Homeowners Insurance 101: What First-Time Buyers Get Wrong
You bought the house. You probably haven't actually read the policy. Here are the assumptions that trip up new homeowners most often.
Homeowners insurance gets bundled into closing paperwork so quickly that most first-time buyers never really shop it or read it — they just satisfy the lender's requirement and move on. That's fine until the day you need to file a claim and discover the policy doesn't cover what you assumed it did.
Five common myths
"My homeowners policy covers flooding."
Standard policies exclude flood damage entirely. Flood coverage is a separate policy, typically through the National Flood Insurance Program or a private flood carrier.
"The payout will cover what it costs to rebuild today."
Dwelling coverage limits are set when the policy is written and don't automatically track rising construction costs. Review and adjust your dwelling coverage periodically, especially after renovations.
"My belongings are covered for their full replacement value automatically."
Some policies pay actual cash value (depreciated) instead of replacement cost by default. Replacement cost coverage on personal property is often an upgrade you have to select.
"Earthquakes are covered."
Earthquake coverage is almost always excluded from standard policies and sold as a separate endorsement or standalone policy, especially relevant in seismically active regions.
"Liability coverage is basically unlimited."

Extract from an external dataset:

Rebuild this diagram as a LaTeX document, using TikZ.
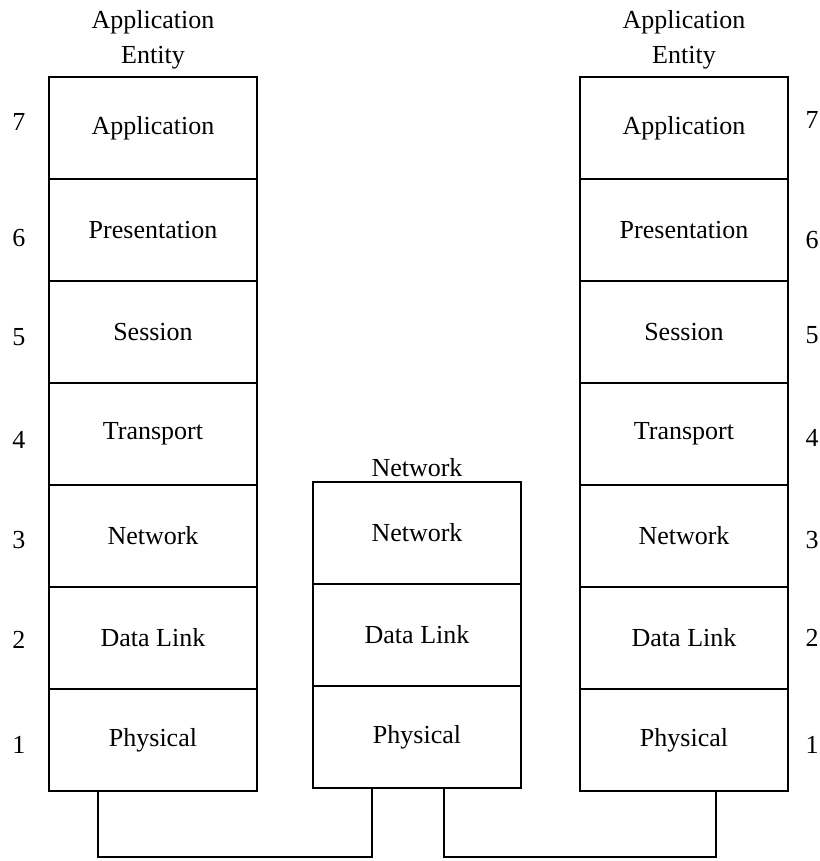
\documentclass[tikz,border=0pt]{standalone}
\usepackage{fontspec}
\setmainfont{Liberation Serif}
\usetikzlibrary{positioning}

\begin{document}
\begin{tikzpicture}[x=1pt,y=-1pt,
    layer/.style={draw,line width=2.8pt,minimum width=208pt,minimum height=102pt,
      inner sep=0pt,outer sep=0pt,font=\fontsize{26}{30}\selectfont},
    num/.style={font=\fontsize{26}{30}\selectfont},
    head/.style={align=center,font=\fontsize{26}{35}\selectfont},
    wire/.style={line width=2.8pt}]
    \useasboundingbox (0,0) rectangle (819,861);
    %% left stack
    \node[layer] (la7) at (153,128) {Application};
    \node[layer,below=0pt of la7] (la6) {Presentation};
    \node[layer,below=0pt of la6] (la5) {Session};
    \node[layer,below=0pt of la5] (la4) {Transport};
    \node[layer,below=0pt of la4] (la3) {Network};
    \node[layer,below=0pt of la3] (la2) {Data Link};
    \node[layer,below=0pt of la2] (la1) {Physical};
    \node[head,above=4pt of la7] (lhead) {Application\\Entity};
    %% middle stack
    \node[layer] (ma3) at (417,533) {Network};
    \node[layer,below=0pt of ma3] (ma2) {Data Link};
    \node[layer,below=0pt of ma2] (ma1) {Physical};
    \node[head,above=2pt of ma3] (mhead) {Network};
    %% right stack
    \node[layer] (ra7) at (684,128) {Application};
    \node[layer,below=0pt of ra7] (ra6) {Presentation};
    \node[layer,below=0pt of ra6] (ra5) {Session};
    \node[layer,below=0pt of ra5] (ra4) {Transport};
    \node[layer,below=0pt of ra4] (ra3) {Network};
    \node[layer,below=0pt of ra3] (ra2) {Data Link};
    \node[layer,below=0pt of ra2] (ra1) {Physical};
    \node[head,above=4pt of ra7] (rhead) {Application\\Entity};
    %% layer numbers
    \node[num] (ln7) at (19,122) {7};
    \node[num] (ln6) at (19,238) {6};
    \node[num] (ln5) at (19,337) {5};
    \node[num] (ln4) at (19,440) {4};
    \node[num] (ln3) at (19,540) {3};
    \node[num] (ln2) at (19,640) {2};
    \node[num] (ln1) at (19,745) {1};
    \node[num] (rn7) at (812,120) {7};
    \node[num] (rn6) at (812,240) {6};
    \node[num] (rn5) at (812,335) {5};
    \node[num] (rn4) at (812,438) {4};
    \node[num] (rn3) at (812,540) {3};
    \node[num] (rn2) at (812,638) {2};
    \node[num] (rn1) at (812,745) {1};
    %% links
    \coordinate (b1) at (98,857);
    \coordinate (b2) at (372,857);
    \coordinate (b3) at (444,857);
    \coordinate (b4) at (716,857);
    \draw[wire] (b1 |- la1.south) -- (b1) -- (b2) -- (b2 |- ma1.south);
    \draw[wire] (b3 |- ma1.south) -- (b3) -- (b4) -- (b4 |- ra1.south);
\end{tikzpicture}
\end{document}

Standard liability limits are usually capped in the low hundreds of thousands. A serious injury claim can exceed that fast — which is exactly what umbrella insurance is for.
What to actually check when you get your policy
| Item | What to look for |
|---|---|
| Dwelling coverage | Does it reflect current rebuild cost, not just purchase price? |
| Personal property | Replacement cost vs. actual cash value |
| Liability limit | Commonly $100k–$500k — consider whether it's enough given your assets |
| Flood & earthquake | Confirmed excluded unless separately added |
| Deductible | Higher deductible lowers premium but raises your out-of-pocket cost per claim |
Take a video walkthrough of your home and belongings right after move-in and store it somewhere outside the house (cloud storage works). It's the single easiest thing you can do to make a future claim faster and more accurate.
What to do this month
- Pull your actual policy declarations page and check dwelling coverage against current local rebuild costs.
- Confirm whether personal property is replacement cost or actual cash value.
- Ask your insurer directly whether flood and earthquake are covered — assume they aren't until confirmed otherwise.